Fruit Forum


Ta'am: Couscous from the Algerian South

Photo - see caption
Gardens of Tamantit, Algeria

The first of many fruit recipes, we hope, or recipes in which fruit is a key ingredient. We begin on an exotic note  with Saharan dates from Judith Scheele

The oases of southern Algeria mainly grow dates, which in the past used to be exchanged for other food-stuffs, such as grain. Nevertheless, dates remained the principal if not only ingredient of most meals, and are indispensable for creating the unique flavour of Saharan couscous.

Ingredients:
Couscous (about 1 lb/500gms for 4 people);  joint of mutton or lamb, about 2lbs/1kg (half shoulder is ideal; the meat needs to be in one piece and preferable with a bone); handful of dates;
2 oz ( 60gms) clarified sheep’s butter or ordinary butter; 3 large carrots; 1 large onion; 1 teaspoon tomato paste; oil for frying;  1 teaspoon cumin, 1 teaspoon paprika; salt to taste.

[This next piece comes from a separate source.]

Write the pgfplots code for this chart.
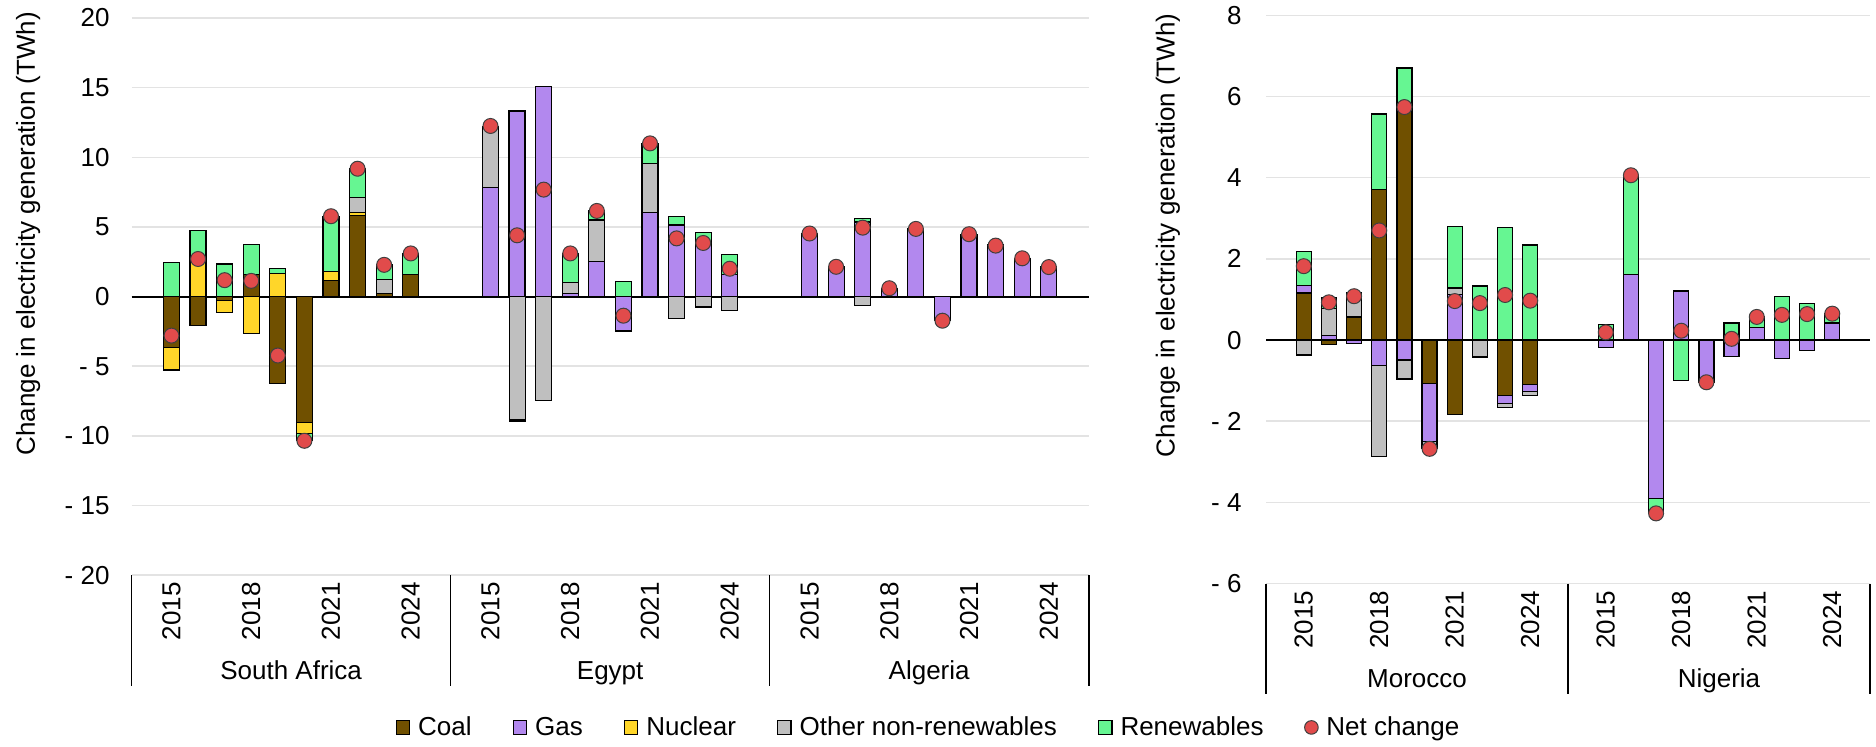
\documentclass[border=0pt]{standalone}
\usepackage{fontspec}
\setmainfont{Liberation Sans}
\usepackage{pgfplots}
\usepackage{pgfplotstable}
\pgfplotsset{compat=1.18}

\definecolor{coal}{RGB}{112,80,0}
\definecolor{gas}{RGB}{178,136,238}
\definecolor{nuc}{RGB}{255,214,41}
\definecolor{oth}{RGB}{191,191,191}
\definecolor{ren}{RGB}{102,246,146}
\definecolor{netred}{RGB}{225,75,75}

% x = slot (12 slots per country, years 2015-2024 in slots 1-10)
\pgfplotstableread{
x   coal   gas    nuc    oth    ren    net
1   -3.65  0      -1.62  0      2.45   -2.80
2   -2.06  0      2.80   0      1.93   2.70
3   -0.30  0      -0.85  0      2.34   1.18
4   1.57   0      -2.66  0      2.19   1.13
5   -6.26  0      1.65   0      0.35   -4.23
6   -9.01  0      -0.82  0      -0.47  -10.35
7   1.15   0      0.63   0      3.98   5.77
8   5.82   0      0.22   1.07   2.08   9.18
9   0.25   0      0      0.99   1.04   2.28
10  1.57   0      0      0      1.53   3.10
13  0      7.83   0      4.40   0      12.25
14  0      13.32  0      -8.83  -0.10  4.40
15  0      15.11  0      -7.45  0      7.68
16  0      0.25   0      0.77   2.08   3.10
17  0      2.50   0      3.00   0.66   6.15
18  0      -2.47  0      0      1.10   -1.37
19  0      6.04   0      3.49   1.46   11.00
20  0      5.14   0      -1.59  0.63   4.18
21  0      3.90   0      -0.74  0.69   3.85
22  0      1.57   0      -1.02  1.45   2.00
25  0      4.53   0      0      0      4.53
26  0      2.14   0      0      0      2.14
27  0      5.35   0      -0.65  0.25   4.95
28  0      0.60   0      0      0      0.60
29  0      4.86   0      0      0      4.86
30  0      -1.73  0      0      0      -1.73
31  0      4.48   0      0      0      4.48
32  0      3.71   0      -0.05  0      3.66
33  0      2.75   0      0      0      2.75
34  0      2.12   0      0      0      2.12
}\leftdata

\pgfplotstableread{
x   coal   gas    nuc    oth    ren    net
1   1.16   0.19   0      -0.37  0.84   1.82
2   -0.11  0.12   0      0.66   0.26   0.93
3   0.57   -0.08  0      0.59   0      1.08
4   3.71   -0.63  0      -2.24  1.86   2.70
5   5.64   -0.49  0      -0.47  1.06   5.74
6   -1.08  -1.41  0      -0.17  0      -2.68
7   -1.83  1.13   0      0.15   1.51   0.96
8   0      0      0      -0.42  1.33   0.91
9   -1.37  -0.19  0      -0.11  2.78   1.11
10  -1.10  -0.17  0      -0.10  2.34   0.97
13  0      -0.19  0      0      0.38   0.19
14  0      1.62   0      0      2.44   4.06
15  0      -3.91  0      0      -0.35  -4.27
16  0      1.21   0      0      -0.99  0.23
17  0      -1.04  0      0      0      -1.04
18  0      -0.40  0      0      0.42   0.03
19  0      0.31   0      0      0.26   0.57
20  0      -0.46  0      0      1.08   0.62
21  0      -0.25  0      0      0.90   0.64
22  0      0.42   0      0      0.22   0.65
}\rightdata

\pgfplotsset{
  chartfont/.style={font=\fontsize{13}{15}\selectfont},
  base/.style={scale only axis, enlargelimits=false, clip=false, chartfont},
  frameL/.style={base, at={(65.8pt,85.4pt)}, anchor=south west,
    width=478.55pt, height=278.6pt, xmin=-0.5, xmax=35.5, ymin=-20, ymax=20},
  frameR/.style={base, at={(633pt,81.2pt)}, anchor=south west,
    width=302pt, height=284.15pt, xmin=-0.5, xmax=23.5, ymin=-6, ymax=8},
  gridaxis/.style={axis line style={draw=none}, tick style={draw=none},
    ymajorgrids, grid style={gray!22, line width=0.8pt},
    extra y ticks={0}, extra y tick labels={},
    extra y tick style={grid style={black, line width=1pt}},
    xticklabel style={rotate=90, anchor=east},
    ylabel={Change in electricity generation (TWh)}},
  seg/.style={fill=#1, draw=black, line width=0.6pt,
    legend image code/.code={\draw[##1] (0pt,-3.35pt) rectangle (6.7pt,3.35pt);
      \path (9.2pt,0pt);}},
  netmark/.style={only marks, mark=*, mark size=3.75pt,
    mark options={fill=netred, draw=black!75, line width=0.5pt}},
  netleg/.style={only marks, mark=*, mark size=3.4pt,
    mark options={fill=netred, draw=black!75, line width=0.5pt},
    legend image code/.code={\draw[##1] plot coordinates {(3.4pt,0pt)};
      \path (9.2pt,0pt);}},
}

\begin{document}
\begin{tikzpicture}
\useasboundingbox (0,0) rectangle (938pt,373pt);

% ---- left panel: positive parts, grid and labels
\begin{axis}[frameL, gridaxis,
  ytick={-20,-15,...,20}, yticklabels={- 20,- 15,- 10,- 5,0,5,10,15,20},
  yticklabel style={xshift=-7.5pt},
  ylabel style={at={(axis description cs:-0.1082,0.613)}, anchor=center},
  xtick={1,4,7,10,13,16,19,22,25,28,31,34},
  xticklabels={2015,2018,2021,2024,2015,2018,2021,2024,2015,2018,2021,2024},
  ybar stacked, stacked ignores zero, bar width=8pt]
\addplot[seg=coal] table[x=x, y expr={max(\thisrow{coal},0)}] {\leftdata};
\addplot[seg=gas] table[x=x, y expr={max(\thisrow{gas},0)}] {\leftdata};
\addplot[seg=nuc] table[x=x, y expr={max(\thisrow{nuc},0)}] {\leftdata};
\addplot[seg=oth] table[x=x, y expr={max(\thisrow{oth},0)}] {\leftdata};
\addplot[seg=ren] table[x=x, y expr={max(\thisrow{ren},0)}] {\leftdata};
\node[anchor=base, yshift=-52pt] at (axis cs:5.5,-20) {South Africa};
\node[anchor=base, yshift=-52pt] at (axis cs:17.5,-20) {Egypt};
\node[anchor=base, yshift=-52pt] at (axis cs:29.5,-20) {Algeria};
\draw[line width=0.8pt] (axis cs:-0.5,-20) -- ++(0pt,-55.5pt);
\draw[line width=0.8pt] (axis cs:11.5,-20) -- ++(0pt,-55.5pt);
\draw[line width=0.8pt] (axis cs:23.5,-20) -- ++(0pt,-55.5pt);
\draw[line width=0.8pt] (axis cs:35.5,-20) -- ++(0pt,-55.5pt);
\end{axis}

% ---- left panel: negative parts and legend
\begin{axis}[frameL, hide axis, ybar stacked, stacked ignores zero, bar width=8pt,
  legend columns=-1,
  legend style={at={(0.8331,-0.2732)}, anchor=center, draw=none, fill=none,
    font=\fontsize{13}{15}\selectfont, nodes={inner xsep=1.5pt},
    /tikz/every even column/.append style={column sep=19pt}}]
\addplot[seg=coal] table[x=x, y expr={min(\thisrow{coal},0)}] {\leftdata};
\addplot[seg=gas] table[x=x, y expr={min(\thisrow{gas},0)}] {\leftdata};
\addplot[seg=nuc] table[x=x, y expr={min(\thisrow{nuc},0)}] {\leftdata};
\addplot[seg=oth] table[x=x, y expr={min(\thisrow{oth},0)}] {\leftdata};
\addplot[seg=ren] table[x=x, y expr={min(\thisrow{ren},0)}] {\leftdata};
\addlegendimage{netleg}
\legend{Coal, Gas, Nuclear, Other non-renewables, Renewables, Net change}
\end{axis}

% ---- left panel: net change
\begin{axis}[frameL, hide axis]
\addplot[netmark] table[x=x, y=net] {\leftdata};
\end{axis}

% ---- right panel: positive parts, grid and labels
\begin{axis}[frameR, gridaxis,
  ytick={-6,-4,...,8}, yticklabels={- 6,- 4,- 2,0,2,4,6,8},
  yticklabel style={xshift=-8.7pt},
  ylabel style={at={(axis description cs:-0.1623,0.613)}, anchor=center},
  xtick={1,4,7,10,13,16,19,22},
  xticklabels={2015,2018,2021,2024,2015,2018,2021,2024},
  ybar stacked, stacked ignores zero, bar width=7.5pt]
\addplot[seg=coal] table[x=x, y expr={max(\thisrow{coal},0)}] {\rightdata};
\addplot[seg=gas] table[x=x, y expr={max(\thisrow{gas},0)}] {\rightdata};
\addplot[seg=nuc] table[x=x, y expr={max(\thisrow{nuc},0)}] {\rightdata};
\addplot[seg=oth] table[x=x, y expr={max(\thisrow{oth},0)}] {\rightdata};
\addplot[seg=ren] table[x=x, y expr={max(\thisrow{ren},0)}] {\rightdata};
\node[anchor=base, yshift=-51.7pt] at (axis cs:5.5,-6) {Morocco};
\node[anchor=base, yshift=-51.7pt] at (axis cs:17.5,-6) {Nigeria};
\draw[line width=0.8pt] (axis cs:-0.5,-6) -- ++(0pt,-55pt);
\draw[line width=0.8pt] (axis cs:11.5,-6) -- ++(0pt,-55pt);
\draw[line width=0.8pt] (axis cs:23.5,-6) -- ++(0pt,-55pt);
\end{axis}

% ---- right panel: negative parts
\begin{axis}[frameR, hide axis, ybar stacked, stacked ignores zero, bar width=7.5pt]
\addplot[seg=coal] table[x=x, y expr={min(\thisrow{coal},0)}] {\rightdata};
\addplot[seg=gas] table[x=x, y expr={min(\thisrow{gas},0)}] {\rightdata};
\addplot[seg=nuc] table[x=x, y expr={min(\thisrow{nuc},0)}] {\rightdata};
\addplot[seg=oth] table[x=x, y expr={min(\thisrow{oth},0)}] {\rightdata};
\addplot[seg=ren] table[x=x, y expr={min(\thisrow{ren},0)}] {\rightdata};
\end{axis}

% ---- right panel: net change
\begin{axis}[frameR, hide axis]
\addplot[netmark] table[x=x, y=net] {\rightdata};
\end{axis}
\end{tikzpicture}
\end{document}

Fry the meat, the finally chopped onions and the spices in a couscoussière, or saucepan over which you can steam the couscous. Add the carrots chopped into small chips; add tomato paste and plenty of water. When it boils, add the dates after taking out the stone and knead them in your hands. Turn the heat down, cover and cook for about 1 hour, or until the meat is very tender and falling off the bone.
Cook the couscous - place the couscous in the couscoussière over the meat, but first dampen it before putting on the lid so that it can steam for about  10-15 mins, until it is hot on top. Alternatively put the couscous in a sieve or colander that will fit over the top of the saucepan and cover it with a lid. While steaming, turn  the couscous over several times, mixing it with the sheep’s butter.
Serve in a large plate to be shared by all.

Travelling Saharans, away from home, would take dates mixed up with sheep’s butter and roasted semolina. This paste was shaped into balls called kabouch that could easily be carried in the hoods of their cloaks.

Ingredients: dates, clarified sheep’s butter, semolina
Roast the semolina with a bit of the butter. Meanwhile, take out the date stones; knead the dates into a paste, and mix them with plenty of sheep’s butter. Add the semolina as soon as it turns golden brown. Shape into balls or small cylinders.

In both recipes, the dates used should be of the drier variety, those that keep outside the fridge. The variety most commonly used in the Algerian Touat is the Hamira, or little red one.